Staf kantor pertanahan juga menyuruh Kuhon mengurus data kependudukannya di Dinas Kependudukan dan Pencatatan Sipil. Katanya, data kependudukannya tidak sesuai dengan data yang ada di Dinas Dukcapil. “Apa hubungannya dengan isi sertifikat yang diurus. Saya kan hanya membantu teman saya yang jadi pemilik tanah tersebut,” tuturnya terkekeh-kekeh.

Foto batas
Foto batas tanah merupakan salah satu lampiran yang dipersyaratkan dalam pendaftaran permohonan penetapan batas (pengakuran). Ada kantor pertanahan yang membolehkan lampirannya berupa foto biasa.

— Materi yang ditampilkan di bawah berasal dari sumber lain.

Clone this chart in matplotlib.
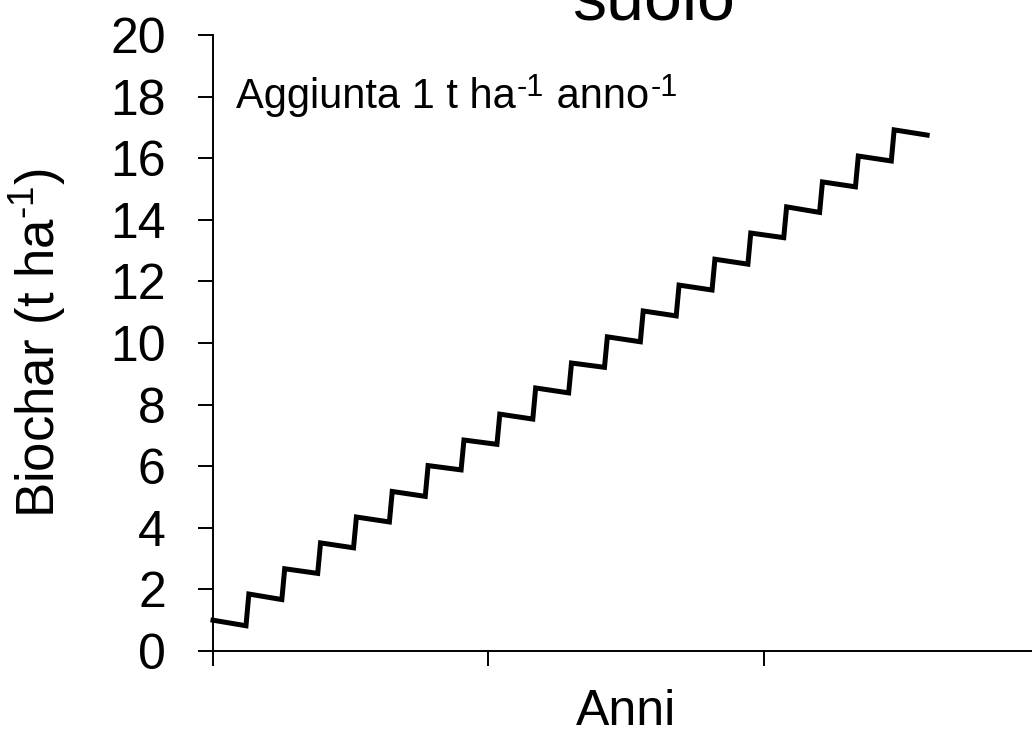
import matplotlib
matplotlib.use("Agg")
import matplotlib.pyplot as plt

plt.rcParams['font.family'] = ['Liberation Sans', 'DejaVu Sans']
plt.rcParams['mathtext.fontset'] = 'custom'
plt.rcParams['mathtext.rm'] = 'Liberation Sans'
plt.rcParams['mathtext.it'] = 'Liberation Sans'
plt.rcParams['mathtext.bf'] = 'Liberation Sans'

# biochar stock: value just after each yearly addition and just before the next one
peak_t = [0, 1, 2, 3, 4, 5, 6, 7, 8, 9, 10, 11, 12, 13, 14, 15, 16, 17, 18, 19]
peak_v = [1.00, 1.85, 2.67, 3.51, 4.35, 5.18, 6.02, 6.85, 7.69, 8.54,
          9.35, 10.20, 11.04, 11.88, 12.72, 13.57, 14.42, 15.23, 16.07, 16.92]
trough_t = [0.92, 1.92, 2.92, 3.92, 4.92, 5.92, 6.92, 7.92, 8.92, 9.92,
            10.92, 11.92, 12.92, 13.92, 14.92, 15.92, 16.92, 17.92, 18.92, 19.92]
trough_v = [0.82, 1.67, 2.52, 3.35, 4.19, 5.02, 5.88, 6.71, 7.53, 8.38,
            9.21, 10.04, 10.88, 11.72, 12.56, 13.42, 14.24, 15.07, 15.91, 16.75]

x_ticks = [0, 7.68, 15.36, 23.04]
y_ticks = [0, 2, 4, 6, 8, 10, 12, 14, 16, 18, 20]

# annotation pieces: (text, superscript?)
note_parts = [('Aggiunta 1 t ha', False), ('-1', True), (' anno', False), ('-1', True)]

xs, ys = [], []
for a, b, c, d in zip(peak_t, peak_v, trough_t, trough_v):
    xs += [a, c]
    ys += [b, d]

W, H = 1032, 733
fig = plt.figure(figsize=(W / 100, H / 100), dpi=100)
ax = fig.add_axes([213 / W, (H - 651) / H, (1039 - 213) / W, (651 - 35) / H])

ax.plot(xs, ys, color='black', lw=3.6, solid_joinstyle='miter', clip_on=False)

ax.set_xlim(0, 23.04)
ax.set_ylim(0, 20)
ax.set_xticks(x_ticks)
ax.set_xticklabels([])
ax.set_yticks(y_ticks)
ax.tick_params(axis='both', direction='out', length=11, width=1.4, color='black')
ax.tick_params(axis='y', labelsize=36, pad=23)
for s in ['top', 'right']:
    ax.spines[s].set_visible(False)
for s in ['left', 'bottom']:
    ax.spines[s].set_linewidth(1.4)
    ax.spines[s].set_color('black')

ax.set_xlabel('Anni', fontsize=36, va='baseline')
ax.xaxis.set_label_coords(0.5, (651 - 725) / 616)
ax.set_ylabel(r'Biochar (t ha$^{\text{-1}}$)', fontsize=38, va='baseline')
ax.yaxis.set_label_coords((55 - 213) / 826, 0.5)

# lay the annotation out piece by piece so the superscripts sit like the original
renderer = fig.canvas.get_renderer()
x_px = 236
for txt, sup in note_parts:
    if sup:
        t = fig.text(x_px / W, 1 - 96 / H, txt, fontsize=22, va='baseline', ha='left')
    else:
        t = fig.text(x_px / W, 1 - 108 / H, txt, fontsize=30, va='baseline', ha='left')
    x_px = t.get_window_extent(renderer).x1 + 1

fig.text(653 / W, 1 - 19 / H, 'suolo', fontsize=49, ha='center', va='baseline')

fig.savefig('out.png', dpi=100)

Ada lagi yang mempersyaratklan bahwa foto batas harus berisi keterangan tentang koordinat lahan. Sehingga pemotretan harus dilakukan mengunakan kamera yang bisa dioperasikan dengan aplikasi geotagging.

Ada lagi kantor pertanahan yang mempersyaratkan pemilik atau kuasa pemilik harus ada dalam foto berkoordinat. “Setelah menyerahkan foto berkoordinat, saya diminta mengulangi pengambilan foto. Katanya, harus ada gambar pemilik lahan atau kuasa pemilik lahan yang menunjukkan batas tanah,” kata Kuhon. 

Prosedur dan persyaratan pendaftaran pengukuran atau permohonan sertifikat memang tidak pernah dijelaskan dan sengaja dibuat berbelit-belit. “Sering memang sengaja dibuat sesulit mungkin dan prosesnya panjang. Saya pernah harus bolak-balik ke kantor pertanahan sekitar sepuluh kali, setiap kali selalu ada kekurangan baru,” tutur Kuhon.